Risk Managers Counseled On Marsh Settlement

By Caroline McDonald

NU Online News Service, April 19, 2:53 p.m. EDT, Philadelphia?Risk managers of large companies eligible to receive compensation from Marsh brokerage for fee improprieties were advised by experts here that a settlement has advantages, but they should make sure the amount covers all the damages.[@@]

The advice to exercise due diligence came from panel members at the annual conference of the Risk and Insurance Management Society Inc. They made no specific recommendation to settle but listed a number of benefits such as being paid faster and avoiding legal bills.

Marsh has agreed to repay $850 million to clients to settle a civil suit brought by New York Attorney General Eliot Spitzer, which accused the giant firm of victimizing customers by rigging bids and fixing prices with insurers who made payoffs in the form of incentive fees.

The panelists warned risk managers that if they elected to sue Marsh there was no assurance of recovery and that anyone pursuing litigation must prove liability and damages.

Paul Sugarman, with the law firm of Heller Ehrman LLP, said those who are eligible to settle with Marsh are mostly Fortune 1000 companies who retained the services of Marsh's New York global broking department between Jan. 1, 2003 and Oct. 19, 2004. He noted that the Davis Polk report commissioned by Marsh confirmed that bid-rigging was centered within the New York office on a regular basis and that the practice was confirmed by company e-mails.

"While the number of such instances that we have identified at this point is relatively limited, the individuals who have pleaded guilty to-date have stated that such discussions took place regularly, and the relevant e-mails and other communications that we have reviewed are not inconsistent with these statements," the report stated.

Sharon Siegel Voelzke, managing director of Navigant Consulting Inc., said risk managers who opt in to the settlement need to perform due diligence by collecting internal documentation, which involves compiling all policies and any files on the placement and underwriting process.

She said they need to compile insurance billing and internal premium allocation information and identify any competing bids received, agreements or disclosures on broker commissions, and names and identification of placing brokers.

The second step, said Ms. Voelzke, includes obtaining and reviewing publicly available guidance such as the National Association of Insurance Commissioners, the state attorney general, the state insurance department and RIMS.

She explained that risk managers also need to review the settlement letter and any documentation from the broker. This could include information on product lines, carriers and policies; the amount paid in premiums and consulting fees; and the amount of contingent commission or override recorded by Marsh.

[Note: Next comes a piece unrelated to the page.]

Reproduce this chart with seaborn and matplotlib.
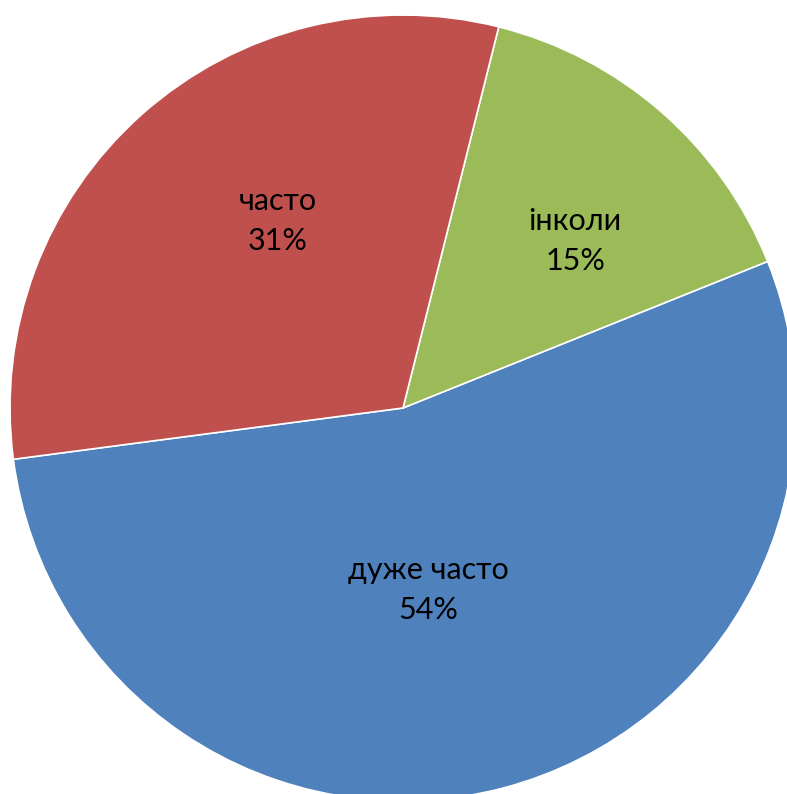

Ms. Voelzke advised risk managers to determine if the documentation provided adequately supports the settlement offer, whether the broker has included appropriate policies, and if any specific lines or layers are not included in the settlement.

She added that they also need to review the settlement amount: whether it meets expectations, whether there is information explaining the basis of the calculations, and whether information about the policies and the years of the policies is included.

She told National Underwriter that that risk managers especially need to be cognizant of their own state insurance department's enforcement rules "with respect to doing any kind of independent audit or review of Marsh's calculation," adding that, "It's a significant amount of data we're talking about."

Marsh, she continued, "will be pulling information from lots of systems, lots of affiliates," asking, "Who is reviewing that calculation?"

Mr. Sugarman told NU that although risk managers he has talked to are upset by the bid-rigging and steering accusations, "ironically, they take comfort from the fact that all three brokers may have been doing similar things."

He added that bid-rigging "seems to have been confined to Marsh, but in terms of the emphasis on contingent commissions and the steering of business to carriers that were paying higher commissions and therefore potentially charging more for premium, many risk managers say they don't like it but they realize that no matter who they would have been placing insurance with, they would have been in the same boat."

Most risk managers also, he said, value ongoing relationships with their brokers and "are willing to see if they can put this behind them and begin again with their brokers in a new and squeaky clean world."